> **Directive**: Only lines with the word "matplotlib" are needed; collect each of them from the listing below.

> **Information given**:
###

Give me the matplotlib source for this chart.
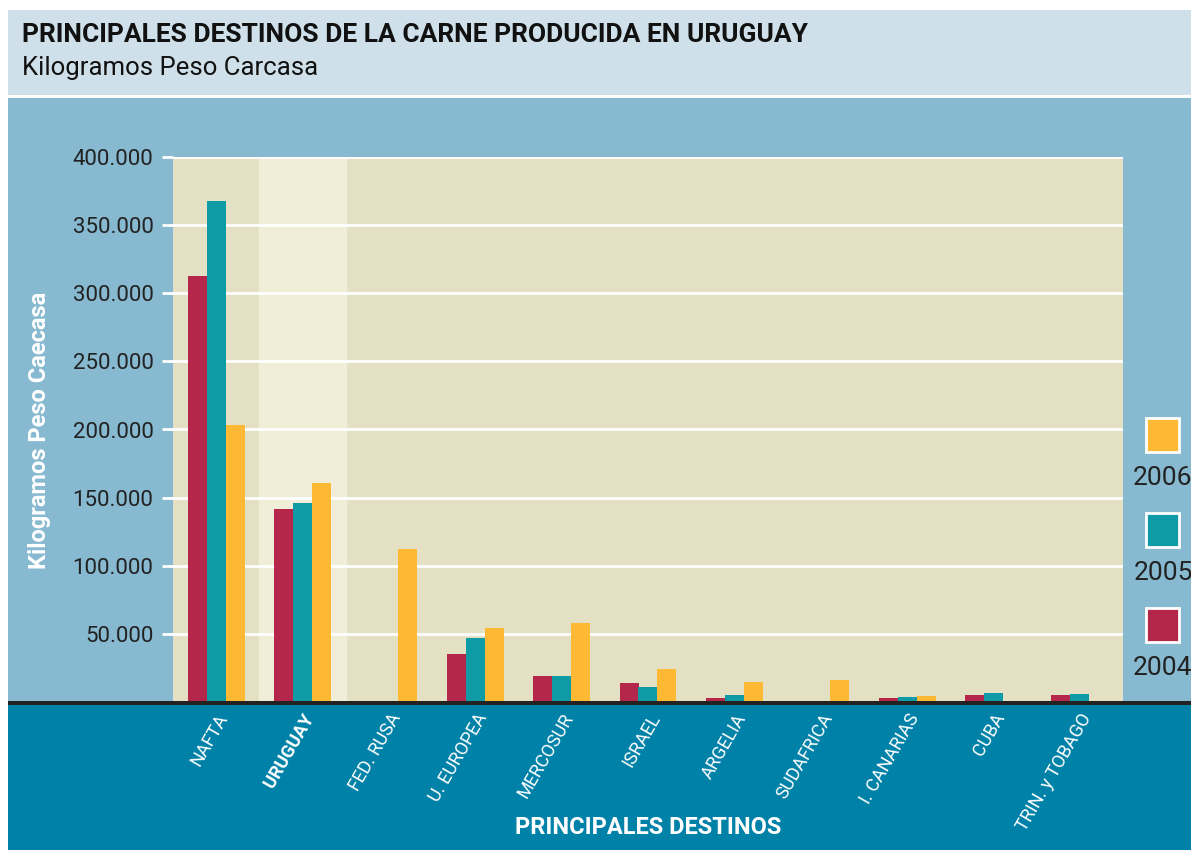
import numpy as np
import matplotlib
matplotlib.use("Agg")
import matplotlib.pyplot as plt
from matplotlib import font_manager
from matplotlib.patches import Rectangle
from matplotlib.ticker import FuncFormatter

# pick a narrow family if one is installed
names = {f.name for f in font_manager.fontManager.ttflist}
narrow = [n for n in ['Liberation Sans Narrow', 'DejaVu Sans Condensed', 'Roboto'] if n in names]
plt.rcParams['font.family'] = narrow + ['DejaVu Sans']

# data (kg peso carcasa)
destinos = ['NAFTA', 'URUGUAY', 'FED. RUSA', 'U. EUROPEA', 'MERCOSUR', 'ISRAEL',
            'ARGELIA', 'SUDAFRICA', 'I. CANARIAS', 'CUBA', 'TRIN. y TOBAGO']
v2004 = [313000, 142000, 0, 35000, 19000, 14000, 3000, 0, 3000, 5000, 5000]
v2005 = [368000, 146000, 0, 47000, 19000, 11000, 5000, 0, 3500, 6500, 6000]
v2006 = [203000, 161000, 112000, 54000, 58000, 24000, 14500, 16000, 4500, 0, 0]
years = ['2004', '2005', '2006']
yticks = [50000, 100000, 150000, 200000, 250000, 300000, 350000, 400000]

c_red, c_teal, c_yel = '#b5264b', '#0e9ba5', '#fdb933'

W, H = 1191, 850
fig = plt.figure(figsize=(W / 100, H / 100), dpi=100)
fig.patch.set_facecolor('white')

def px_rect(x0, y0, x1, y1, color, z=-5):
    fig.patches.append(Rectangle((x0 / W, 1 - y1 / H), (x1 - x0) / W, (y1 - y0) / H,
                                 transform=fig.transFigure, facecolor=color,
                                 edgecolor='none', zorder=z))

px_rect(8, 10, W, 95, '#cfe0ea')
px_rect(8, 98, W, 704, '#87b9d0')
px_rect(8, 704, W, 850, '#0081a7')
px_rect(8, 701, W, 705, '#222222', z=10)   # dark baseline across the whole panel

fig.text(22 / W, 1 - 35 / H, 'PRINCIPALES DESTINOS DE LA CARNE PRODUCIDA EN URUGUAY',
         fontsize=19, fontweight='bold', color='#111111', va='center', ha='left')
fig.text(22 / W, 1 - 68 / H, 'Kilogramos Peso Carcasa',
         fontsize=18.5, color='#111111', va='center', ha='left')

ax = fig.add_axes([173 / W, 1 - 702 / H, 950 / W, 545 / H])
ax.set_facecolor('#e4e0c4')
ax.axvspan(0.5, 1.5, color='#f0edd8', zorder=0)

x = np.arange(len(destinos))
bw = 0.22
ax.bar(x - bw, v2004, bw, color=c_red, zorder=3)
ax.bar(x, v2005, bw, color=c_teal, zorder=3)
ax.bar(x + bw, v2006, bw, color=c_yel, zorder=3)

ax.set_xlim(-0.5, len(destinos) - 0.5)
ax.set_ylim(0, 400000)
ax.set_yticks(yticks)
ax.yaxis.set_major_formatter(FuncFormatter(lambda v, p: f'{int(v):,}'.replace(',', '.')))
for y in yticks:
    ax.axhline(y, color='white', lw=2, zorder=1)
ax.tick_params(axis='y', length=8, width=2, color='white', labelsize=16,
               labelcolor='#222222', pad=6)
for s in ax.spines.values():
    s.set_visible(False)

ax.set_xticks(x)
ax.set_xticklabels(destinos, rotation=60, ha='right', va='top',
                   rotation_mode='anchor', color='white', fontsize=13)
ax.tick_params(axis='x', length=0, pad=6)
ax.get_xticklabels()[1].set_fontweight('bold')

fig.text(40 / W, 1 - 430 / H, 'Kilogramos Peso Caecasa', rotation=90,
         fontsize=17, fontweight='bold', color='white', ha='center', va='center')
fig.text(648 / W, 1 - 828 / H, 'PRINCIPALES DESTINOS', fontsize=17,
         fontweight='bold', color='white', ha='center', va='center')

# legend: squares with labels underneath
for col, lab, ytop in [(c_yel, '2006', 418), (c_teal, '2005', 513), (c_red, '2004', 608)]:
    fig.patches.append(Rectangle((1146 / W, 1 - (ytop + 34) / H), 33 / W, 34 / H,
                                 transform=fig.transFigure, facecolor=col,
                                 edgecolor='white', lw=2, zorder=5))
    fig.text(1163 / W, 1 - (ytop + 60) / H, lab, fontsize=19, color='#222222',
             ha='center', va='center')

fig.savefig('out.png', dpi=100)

###

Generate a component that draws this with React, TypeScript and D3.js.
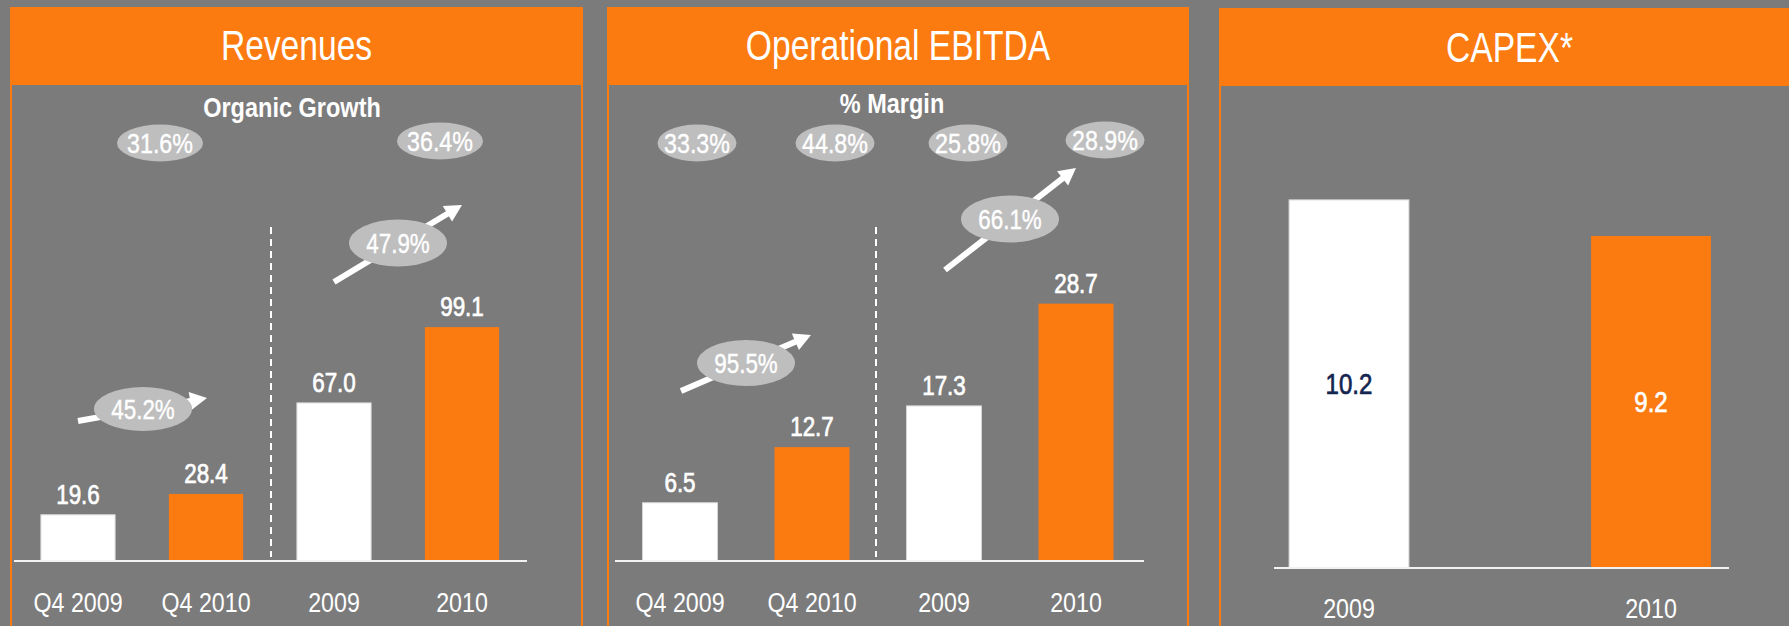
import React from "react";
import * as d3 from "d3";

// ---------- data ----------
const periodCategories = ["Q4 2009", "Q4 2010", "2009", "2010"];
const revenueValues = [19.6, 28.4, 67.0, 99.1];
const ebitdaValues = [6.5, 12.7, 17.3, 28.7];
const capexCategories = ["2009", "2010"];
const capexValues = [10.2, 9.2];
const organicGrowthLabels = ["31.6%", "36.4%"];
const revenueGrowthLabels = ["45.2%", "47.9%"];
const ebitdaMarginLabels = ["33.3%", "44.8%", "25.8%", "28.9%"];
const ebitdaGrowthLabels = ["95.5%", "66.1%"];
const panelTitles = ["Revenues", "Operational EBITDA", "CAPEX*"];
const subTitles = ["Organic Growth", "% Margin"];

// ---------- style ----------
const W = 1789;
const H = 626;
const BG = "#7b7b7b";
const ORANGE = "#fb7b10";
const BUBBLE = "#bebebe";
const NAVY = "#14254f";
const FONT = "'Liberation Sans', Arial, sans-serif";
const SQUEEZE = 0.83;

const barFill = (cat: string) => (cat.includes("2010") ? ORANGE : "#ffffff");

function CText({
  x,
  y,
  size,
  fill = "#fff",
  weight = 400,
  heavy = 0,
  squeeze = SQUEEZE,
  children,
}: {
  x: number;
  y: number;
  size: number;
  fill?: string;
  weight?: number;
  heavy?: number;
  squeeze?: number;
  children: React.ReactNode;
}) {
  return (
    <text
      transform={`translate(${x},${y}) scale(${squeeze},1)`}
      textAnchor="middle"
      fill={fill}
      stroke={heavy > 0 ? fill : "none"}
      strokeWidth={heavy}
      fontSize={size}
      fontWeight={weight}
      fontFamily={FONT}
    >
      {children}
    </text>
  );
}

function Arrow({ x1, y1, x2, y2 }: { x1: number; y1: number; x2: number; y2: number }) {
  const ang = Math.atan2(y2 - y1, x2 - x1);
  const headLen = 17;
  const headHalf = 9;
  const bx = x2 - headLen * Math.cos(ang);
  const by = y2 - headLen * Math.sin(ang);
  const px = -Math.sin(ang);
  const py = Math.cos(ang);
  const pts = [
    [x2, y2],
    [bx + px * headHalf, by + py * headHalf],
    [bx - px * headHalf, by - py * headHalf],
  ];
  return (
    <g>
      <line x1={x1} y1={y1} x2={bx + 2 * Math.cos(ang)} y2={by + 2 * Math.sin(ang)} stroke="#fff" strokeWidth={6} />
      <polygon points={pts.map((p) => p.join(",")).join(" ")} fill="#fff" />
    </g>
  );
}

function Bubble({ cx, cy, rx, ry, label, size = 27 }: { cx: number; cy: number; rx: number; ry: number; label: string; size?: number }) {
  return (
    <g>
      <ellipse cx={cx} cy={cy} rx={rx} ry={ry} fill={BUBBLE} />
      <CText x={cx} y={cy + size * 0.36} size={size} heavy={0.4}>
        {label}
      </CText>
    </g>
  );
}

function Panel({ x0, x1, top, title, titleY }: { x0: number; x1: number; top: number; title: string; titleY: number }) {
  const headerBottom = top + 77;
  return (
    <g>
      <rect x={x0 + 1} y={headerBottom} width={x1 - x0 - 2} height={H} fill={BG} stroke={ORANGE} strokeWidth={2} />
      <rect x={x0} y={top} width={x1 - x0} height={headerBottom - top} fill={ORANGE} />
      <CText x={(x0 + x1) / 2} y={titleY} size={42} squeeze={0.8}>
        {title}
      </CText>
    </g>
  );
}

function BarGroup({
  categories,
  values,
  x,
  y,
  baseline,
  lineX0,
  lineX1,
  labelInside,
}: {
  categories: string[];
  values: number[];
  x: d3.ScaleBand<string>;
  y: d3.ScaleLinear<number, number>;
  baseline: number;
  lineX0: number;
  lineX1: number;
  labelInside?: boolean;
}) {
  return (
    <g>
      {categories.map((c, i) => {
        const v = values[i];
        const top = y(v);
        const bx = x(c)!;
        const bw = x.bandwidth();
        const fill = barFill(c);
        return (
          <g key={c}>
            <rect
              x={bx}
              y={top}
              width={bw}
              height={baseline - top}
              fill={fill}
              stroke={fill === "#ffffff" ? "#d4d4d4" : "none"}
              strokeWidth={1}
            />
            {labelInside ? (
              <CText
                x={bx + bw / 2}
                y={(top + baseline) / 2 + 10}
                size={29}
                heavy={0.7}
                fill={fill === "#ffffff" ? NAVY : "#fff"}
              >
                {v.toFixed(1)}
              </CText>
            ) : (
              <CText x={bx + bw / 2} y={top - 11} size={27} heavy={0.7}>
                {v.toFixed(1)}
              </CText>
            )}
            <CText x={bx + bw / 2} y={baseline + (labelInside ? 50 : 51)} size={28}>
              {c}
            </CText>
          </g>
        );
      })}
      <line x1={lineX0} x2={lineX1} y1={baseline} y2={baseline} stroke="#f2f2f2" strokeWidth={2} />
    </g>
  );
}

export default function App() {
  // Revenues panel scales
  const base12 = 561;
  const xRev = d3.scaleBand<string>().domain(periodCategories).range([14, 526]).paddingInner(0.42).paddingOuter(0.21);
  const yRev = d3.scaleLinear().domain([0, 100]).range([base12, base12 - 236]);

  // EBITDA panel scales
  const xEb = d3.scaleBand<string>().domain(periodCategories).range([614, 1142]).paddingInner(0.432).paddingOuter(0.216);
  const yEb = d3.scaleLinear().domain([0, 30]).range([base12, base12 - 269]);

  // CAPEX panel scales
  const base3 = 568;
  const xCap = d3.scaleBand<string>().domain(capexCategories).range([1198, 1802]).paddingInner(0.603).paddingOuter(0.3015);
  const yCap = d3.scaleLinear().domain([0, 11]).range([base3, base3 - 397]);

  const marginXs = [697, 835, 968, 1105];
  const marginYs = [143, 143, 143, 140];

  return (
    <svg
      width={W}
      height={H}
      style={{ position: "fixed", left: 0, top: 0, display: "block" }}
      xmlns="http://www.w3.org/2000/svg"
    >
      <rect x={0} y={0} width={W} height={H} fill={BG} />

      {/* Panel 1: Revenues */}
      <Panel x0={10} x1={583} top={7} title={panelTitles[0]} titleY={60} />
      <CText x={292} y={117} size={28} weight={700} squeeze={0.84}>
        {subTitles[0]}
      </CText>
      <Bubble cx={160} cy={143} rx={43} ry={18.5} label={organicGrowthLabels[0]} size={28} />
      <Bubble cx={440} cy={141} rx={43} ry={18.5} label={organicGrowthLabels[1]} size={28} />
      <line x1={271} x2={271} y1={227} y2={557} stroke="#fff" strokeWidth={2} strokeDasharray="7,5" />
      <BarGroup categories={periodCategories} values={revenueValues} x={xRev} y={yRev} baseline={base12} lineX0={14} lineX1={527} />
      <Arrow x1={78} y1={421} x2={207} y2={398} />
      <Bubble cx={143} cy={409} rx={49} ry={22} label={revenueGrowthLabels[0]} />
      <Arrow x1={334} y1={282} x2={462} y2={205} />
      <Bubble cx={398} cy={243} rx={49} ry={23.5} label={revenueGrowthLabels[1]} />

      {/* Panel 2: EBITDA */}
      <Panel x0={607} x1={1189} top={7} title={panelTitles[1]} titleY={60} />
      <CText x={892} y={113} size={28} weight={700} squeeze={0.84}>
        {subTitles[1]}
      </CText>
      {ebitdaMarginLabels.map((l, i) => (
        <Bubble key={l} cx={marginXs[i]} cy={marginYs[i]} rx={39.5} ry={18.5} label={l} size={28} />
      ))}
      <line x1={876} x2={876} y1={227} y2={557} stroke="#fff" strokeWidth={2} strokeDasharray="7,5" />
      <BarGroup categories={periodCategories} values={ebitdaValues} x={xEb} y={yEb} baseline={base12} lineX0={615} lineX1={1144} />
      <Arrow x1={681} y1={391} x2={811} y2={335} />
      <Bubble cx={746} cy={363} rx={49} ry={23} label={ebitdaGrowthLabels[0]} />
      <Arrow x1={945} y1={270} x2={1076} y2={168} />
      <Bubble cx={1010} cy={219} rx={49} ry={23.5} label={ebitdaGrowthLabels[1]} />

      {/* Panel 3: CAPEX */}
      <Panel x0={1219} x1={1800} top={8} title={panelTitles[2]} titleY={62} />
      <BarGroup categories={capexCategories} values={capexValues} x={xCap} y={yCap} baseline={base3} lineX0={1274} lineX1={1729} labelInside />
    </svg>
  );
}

###

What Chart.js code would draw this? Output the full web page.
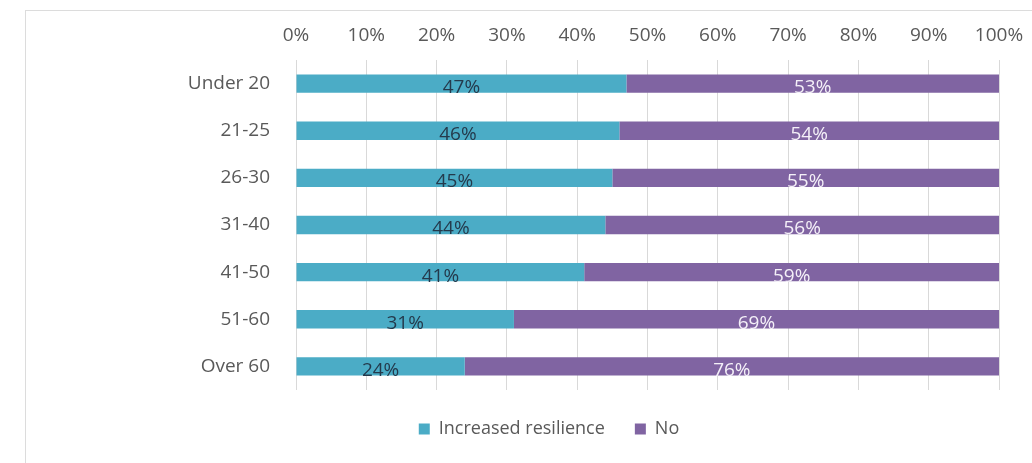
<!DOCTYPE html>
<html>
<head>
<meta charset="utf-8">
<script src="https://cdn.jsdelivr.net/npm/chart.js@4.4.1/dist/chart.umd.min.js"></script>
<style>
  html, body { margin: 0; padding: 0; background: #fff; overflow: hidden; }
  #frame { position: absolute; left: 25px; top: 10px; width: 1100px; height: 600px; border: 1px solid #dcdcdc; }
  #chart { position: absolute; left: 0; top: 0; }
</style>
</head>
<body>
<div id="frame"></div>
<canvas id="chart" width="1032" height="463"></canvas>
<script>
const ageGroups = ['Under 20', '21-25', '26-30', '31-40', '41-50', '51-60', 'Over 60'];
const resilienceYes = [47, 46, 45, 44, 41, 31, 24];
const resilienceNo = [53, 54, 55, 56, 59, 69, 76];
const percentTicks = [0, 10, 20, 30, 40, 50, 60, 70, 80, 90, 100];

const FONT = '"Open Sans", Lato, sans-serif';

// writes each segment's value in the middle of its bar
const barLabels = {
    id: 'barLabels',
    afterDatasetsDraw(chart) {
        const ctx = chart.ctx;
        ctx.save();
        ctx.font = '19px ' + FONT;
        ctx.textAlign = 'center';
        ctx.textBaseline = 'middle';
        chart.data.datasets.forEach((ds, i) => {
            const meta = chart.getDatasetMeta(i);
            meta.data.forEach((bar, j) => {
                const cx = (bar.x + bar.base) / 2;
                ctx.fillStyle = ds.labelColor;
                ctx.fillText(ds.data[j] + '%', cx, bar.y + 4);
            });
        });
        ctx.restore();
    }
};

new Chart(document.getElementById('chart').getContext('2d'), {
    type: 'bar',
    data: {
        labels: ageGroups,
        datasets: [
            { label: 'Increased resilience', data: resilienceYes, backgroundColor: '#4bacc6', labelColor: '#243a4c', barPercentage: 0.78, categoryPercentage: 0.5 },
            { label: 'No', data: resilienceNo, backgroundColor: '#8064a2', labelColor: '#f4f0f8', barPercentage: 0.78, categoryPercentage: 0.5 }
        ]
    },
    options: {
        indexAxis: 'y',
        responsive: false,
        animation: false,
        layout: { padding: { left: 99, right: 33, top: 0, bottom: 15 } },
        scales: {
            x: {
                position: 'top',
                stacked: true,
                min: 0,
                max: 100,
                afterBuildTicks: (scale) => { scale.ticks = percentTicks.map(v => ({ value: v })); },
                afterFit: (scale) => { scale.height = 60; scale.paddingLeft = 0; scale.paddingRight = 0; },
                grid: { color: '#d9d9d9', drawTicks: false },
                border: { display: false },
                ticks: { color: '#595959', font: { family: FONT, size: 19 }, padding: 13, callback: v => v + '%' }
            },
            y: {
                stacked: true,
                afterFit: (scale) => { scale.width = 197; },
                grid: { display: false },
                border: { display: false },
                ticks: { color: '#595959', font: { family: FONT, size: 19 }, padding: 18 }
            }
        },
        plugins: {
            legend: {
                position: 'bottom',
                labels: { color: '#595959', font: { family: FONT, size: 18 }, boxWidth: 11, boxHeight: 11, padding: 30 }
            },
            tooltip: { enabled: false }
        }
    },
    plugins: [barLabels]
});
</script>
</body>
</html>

###

> **The completed task**:
Give me the matplotlib source for this chart.
import matplotlib
matplotlib.use("Agg")
import matplotlib.pyplot as plt
from matplotlib import font_manager
from matplotlib.patches import Rectangle
from matplotlib.ticker import FuncFormatter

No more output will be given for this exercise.